◆ Written problem ◆
In the records below, find the line containing "Recreate this image" and the line containing "Chart.register(...registerables);"; please repeat exactly the lines from one to the other, both included, and nothing more.

◆ Data provided ◆

• • • •

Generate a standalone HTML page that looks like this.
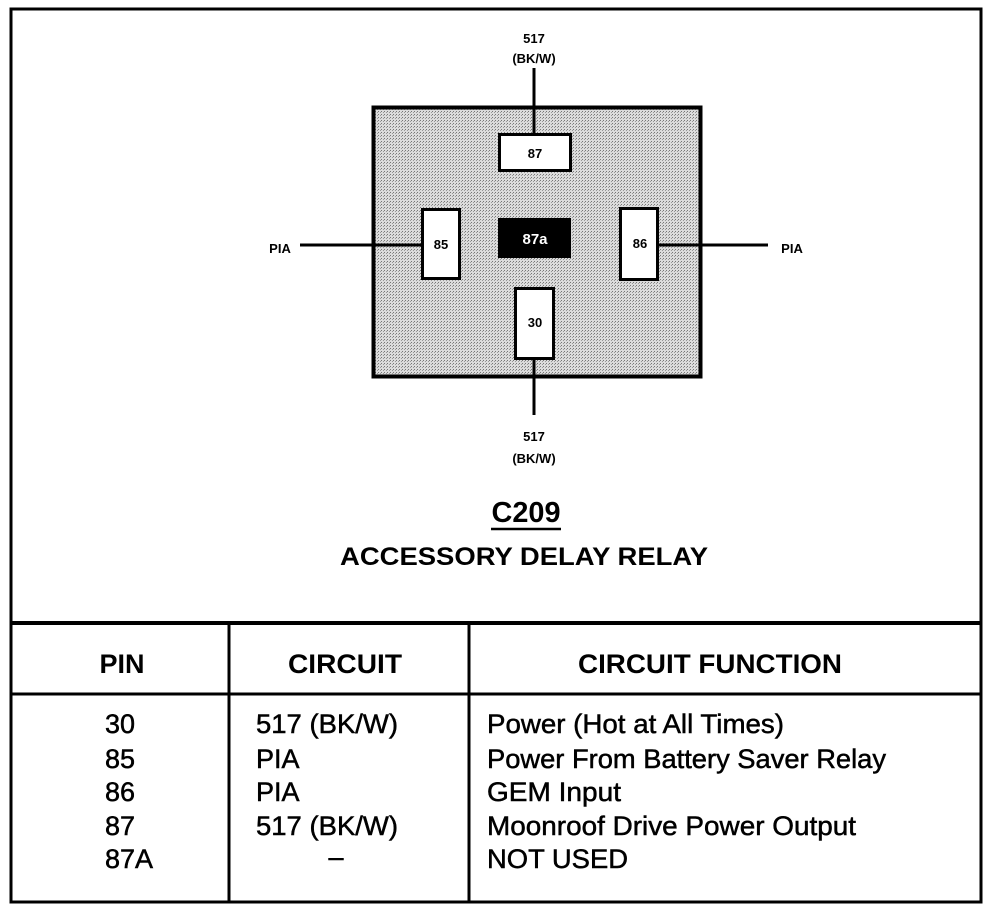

• • • •

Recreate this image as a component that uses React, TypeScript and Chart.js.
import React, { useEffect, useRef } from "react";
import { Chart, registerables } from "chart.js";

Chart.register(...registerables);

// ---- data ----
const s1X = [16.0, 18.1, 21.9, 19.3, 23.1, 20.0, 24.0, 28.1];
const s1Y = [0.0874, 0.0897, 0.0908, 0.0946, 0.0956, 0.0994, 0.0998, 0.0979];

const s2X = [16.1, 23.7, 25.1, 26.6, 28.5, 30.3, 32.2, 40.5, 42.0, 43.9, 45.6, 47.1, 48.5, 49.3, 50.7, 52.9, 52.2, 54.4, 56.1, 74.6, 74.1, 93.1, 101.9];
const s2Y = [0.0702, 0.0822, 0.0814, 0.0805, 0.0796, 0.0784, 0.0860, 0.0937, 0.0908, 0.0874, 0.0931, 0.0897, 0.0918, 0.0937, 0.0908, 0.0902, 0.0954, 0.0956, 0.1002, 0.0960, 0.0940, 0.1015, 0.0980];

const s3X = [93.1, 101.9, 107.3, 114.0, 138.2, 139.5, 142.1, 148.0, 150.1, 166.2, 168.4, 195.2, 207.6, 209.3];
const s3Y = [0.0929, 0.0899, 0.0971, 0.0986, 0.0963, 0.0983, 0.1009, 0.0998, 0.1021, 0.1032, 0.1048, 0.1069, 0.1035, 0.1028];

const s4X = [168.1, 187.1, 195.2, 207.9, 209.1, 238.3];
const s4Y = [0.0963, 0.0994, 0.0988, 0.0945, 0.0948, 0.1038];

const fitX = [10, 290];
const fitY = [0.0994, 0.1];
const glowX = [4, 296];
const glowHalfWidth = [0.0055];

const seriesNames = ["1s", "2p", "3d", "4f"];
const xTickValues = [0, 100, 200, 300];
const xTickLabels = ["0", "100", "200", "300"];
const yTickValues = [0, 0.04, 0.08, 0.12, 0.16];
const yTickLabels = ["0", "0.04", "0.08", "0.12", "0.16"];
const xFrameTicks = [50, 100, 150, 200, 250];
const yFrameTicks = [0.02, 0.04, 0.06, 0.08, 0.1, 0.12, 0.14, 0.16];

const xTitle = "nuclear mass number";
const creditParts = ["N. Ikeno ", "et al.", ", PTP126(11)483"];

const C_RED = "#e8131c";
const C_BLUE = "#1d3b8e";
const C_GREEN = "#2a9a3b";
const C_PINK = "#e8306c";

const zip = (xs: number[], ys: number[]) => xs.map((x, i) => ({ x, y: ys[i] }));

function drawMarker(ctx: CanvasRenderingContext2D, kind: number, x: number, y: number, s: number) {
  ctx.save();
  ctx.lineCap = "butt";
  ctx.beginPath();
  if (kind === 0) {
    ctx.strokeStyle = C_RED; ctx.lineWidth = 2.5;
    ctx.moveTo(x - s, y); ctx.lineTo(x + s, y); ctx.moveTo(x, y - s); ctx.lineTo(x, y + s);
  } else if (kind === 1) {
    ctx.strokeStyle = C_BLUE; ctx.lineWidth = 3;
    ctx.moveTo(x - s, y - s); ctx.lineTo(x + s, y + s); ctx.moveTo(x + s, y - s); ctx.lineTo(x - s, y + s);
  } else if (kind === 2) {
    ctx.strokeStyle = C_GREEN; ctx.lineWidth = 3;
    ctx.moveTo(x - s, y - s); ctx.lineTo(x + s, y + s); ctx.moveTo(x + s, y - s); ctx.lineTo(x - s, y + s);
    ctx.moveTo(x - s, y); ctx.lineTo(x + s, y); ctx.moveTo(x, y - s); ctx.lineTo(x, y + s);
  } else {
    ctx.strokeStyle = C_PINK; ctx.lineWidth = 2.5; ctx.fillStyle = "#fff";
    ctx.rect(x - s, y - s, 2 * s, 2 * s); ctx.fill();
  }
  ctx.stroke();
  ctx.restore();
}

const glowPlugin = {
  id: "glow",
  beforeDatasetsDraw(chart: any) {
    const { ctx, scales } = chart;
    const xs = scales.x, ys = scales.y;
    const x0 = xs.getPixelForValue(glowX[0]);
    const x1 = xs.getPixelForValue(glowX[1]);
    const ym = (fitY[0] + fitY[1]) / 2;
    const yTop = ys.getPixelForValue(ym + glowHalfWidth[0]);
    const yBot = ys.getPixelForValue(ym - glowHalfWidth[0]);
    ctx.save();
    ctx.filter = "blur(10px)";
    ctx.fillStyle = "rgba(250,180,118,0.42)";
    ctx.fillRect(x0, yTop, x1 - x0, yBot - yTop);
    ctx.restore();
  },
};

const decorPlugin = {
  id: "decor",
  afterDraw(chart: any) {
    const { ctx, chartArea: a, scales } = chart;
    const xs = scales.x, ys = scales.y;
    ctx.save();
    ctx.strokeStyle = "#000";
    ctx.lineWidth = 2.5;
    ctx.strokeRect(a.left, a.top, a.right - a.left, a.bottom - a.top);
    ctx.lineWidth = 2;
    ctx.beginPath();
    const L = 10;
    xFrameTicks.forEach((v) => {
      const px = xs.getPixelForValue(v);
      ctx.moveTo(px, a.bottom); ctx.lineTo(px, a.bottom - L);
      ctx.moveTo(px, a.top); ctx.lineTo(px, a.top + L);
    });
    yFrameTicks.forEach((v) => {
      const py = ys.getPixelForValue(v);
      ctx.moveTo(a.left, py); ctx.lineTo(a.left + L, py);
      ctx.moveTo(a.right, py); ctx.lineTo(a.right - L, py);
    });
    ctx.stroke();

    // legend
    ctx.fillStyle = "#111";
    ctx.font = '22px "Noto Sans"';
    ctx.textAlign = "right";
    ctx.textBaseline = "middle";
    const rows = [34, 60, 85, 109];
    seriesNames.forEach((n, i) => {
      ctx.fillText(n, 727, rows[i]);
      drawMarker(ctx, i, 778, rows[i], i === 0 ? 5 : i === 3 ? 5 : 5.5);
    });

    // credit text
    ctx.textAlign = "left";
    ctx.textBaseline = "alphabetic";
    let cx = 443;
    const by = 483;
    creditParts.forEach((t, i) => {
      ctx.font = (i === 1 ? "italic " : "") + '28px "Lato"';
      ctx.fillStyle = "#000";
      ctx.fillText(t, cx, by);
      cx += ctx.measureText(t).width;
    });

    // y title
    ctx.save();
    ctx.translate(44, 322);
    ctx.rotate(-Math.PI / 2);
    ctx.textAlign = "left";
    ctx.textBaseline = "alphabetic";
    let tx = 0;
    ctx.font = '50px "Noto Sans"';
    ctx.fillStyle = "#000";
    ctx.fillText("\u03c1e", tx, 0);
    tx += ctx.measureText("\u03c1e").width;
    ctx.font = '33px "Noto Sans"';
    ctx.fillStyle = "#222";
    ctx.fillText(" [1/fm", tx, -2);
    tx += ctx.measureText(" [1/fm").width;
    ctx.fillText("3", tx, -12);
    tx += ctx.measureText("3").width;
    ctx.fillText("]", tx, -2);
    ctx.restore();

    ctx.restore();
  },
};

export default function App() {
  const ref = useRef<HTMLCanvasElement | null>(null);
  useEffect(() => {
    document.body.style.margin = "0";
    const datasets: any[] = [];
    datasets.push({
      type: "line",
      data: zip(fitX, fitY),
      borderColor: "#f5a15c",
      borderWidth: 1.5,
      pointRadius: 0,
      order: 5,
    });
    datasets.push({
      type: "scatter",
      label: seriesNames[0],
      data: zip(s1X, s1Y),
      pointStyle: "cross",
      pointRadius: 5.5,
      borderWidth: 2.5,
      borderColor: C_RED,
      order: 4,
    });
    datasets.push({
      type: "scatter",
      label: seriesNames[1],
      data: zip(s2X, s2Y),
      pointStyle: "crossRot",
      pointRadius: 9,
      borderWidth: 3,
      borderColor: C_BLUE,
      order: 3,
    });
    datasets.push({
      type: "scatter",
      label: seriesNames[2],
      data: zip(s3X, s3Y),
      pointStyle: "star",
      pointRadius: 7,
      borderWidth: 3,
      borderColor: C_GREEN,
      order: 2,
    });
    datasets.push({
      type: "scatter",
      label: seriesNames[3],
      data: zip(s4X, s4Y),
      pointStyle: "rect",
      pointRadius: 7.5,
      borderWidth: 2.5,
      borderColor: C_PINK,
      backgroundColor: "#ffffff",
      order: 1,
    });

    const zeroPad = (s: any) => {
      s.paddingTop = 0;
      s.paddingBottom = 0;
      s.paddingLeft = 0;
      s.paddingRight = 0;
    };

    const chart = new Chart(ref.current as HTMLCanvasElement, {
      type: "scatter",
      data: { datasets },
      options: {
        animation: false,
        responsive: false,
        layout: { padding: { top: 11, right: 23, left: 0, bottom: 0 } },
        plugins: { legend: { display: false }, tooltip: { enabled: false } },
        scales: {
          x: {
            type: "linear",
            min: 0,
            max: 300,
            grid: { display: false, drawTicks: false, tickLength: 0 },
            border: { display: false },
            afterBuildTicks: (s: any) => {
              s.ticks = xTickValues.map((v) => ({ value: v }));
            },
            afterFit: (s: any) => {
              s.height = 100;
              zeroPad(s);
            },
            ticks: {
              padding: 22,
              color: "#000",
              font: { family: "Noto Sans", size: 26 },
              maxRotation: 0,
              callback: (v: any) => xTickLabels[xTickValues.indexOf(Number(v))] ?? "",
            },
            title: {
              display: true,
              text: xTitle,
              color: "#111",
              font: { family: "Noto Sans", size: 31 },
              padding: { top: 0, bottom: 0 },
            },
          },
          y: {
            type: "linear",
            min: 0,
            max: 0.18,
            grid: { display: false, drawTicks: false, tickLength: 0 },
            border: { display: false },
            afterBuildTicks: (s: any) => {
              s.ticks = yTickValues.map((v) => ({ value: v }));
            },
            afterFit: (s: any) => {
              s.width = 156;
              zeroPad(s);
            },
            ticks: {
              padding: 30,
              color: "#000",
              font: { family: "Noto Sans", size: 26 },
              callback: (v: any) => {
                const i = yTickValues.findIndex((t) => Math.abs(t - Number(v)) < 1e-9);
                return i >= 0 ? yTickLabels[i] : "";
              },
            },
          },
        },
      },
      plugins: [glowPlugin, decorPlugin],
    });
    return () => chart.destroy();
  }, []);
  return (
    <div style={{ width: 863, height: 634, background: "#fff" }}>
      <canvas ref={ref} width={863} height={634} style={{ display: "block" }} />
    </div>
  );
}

• • • •

◆ Correct response ◆
Recreate this image as a component that uses React, TypeScript and Chart.js.
import React, { useEffect, useRef } from "react";
import { Chart, registerables } from "chart.js";

Chart.register(...registerables);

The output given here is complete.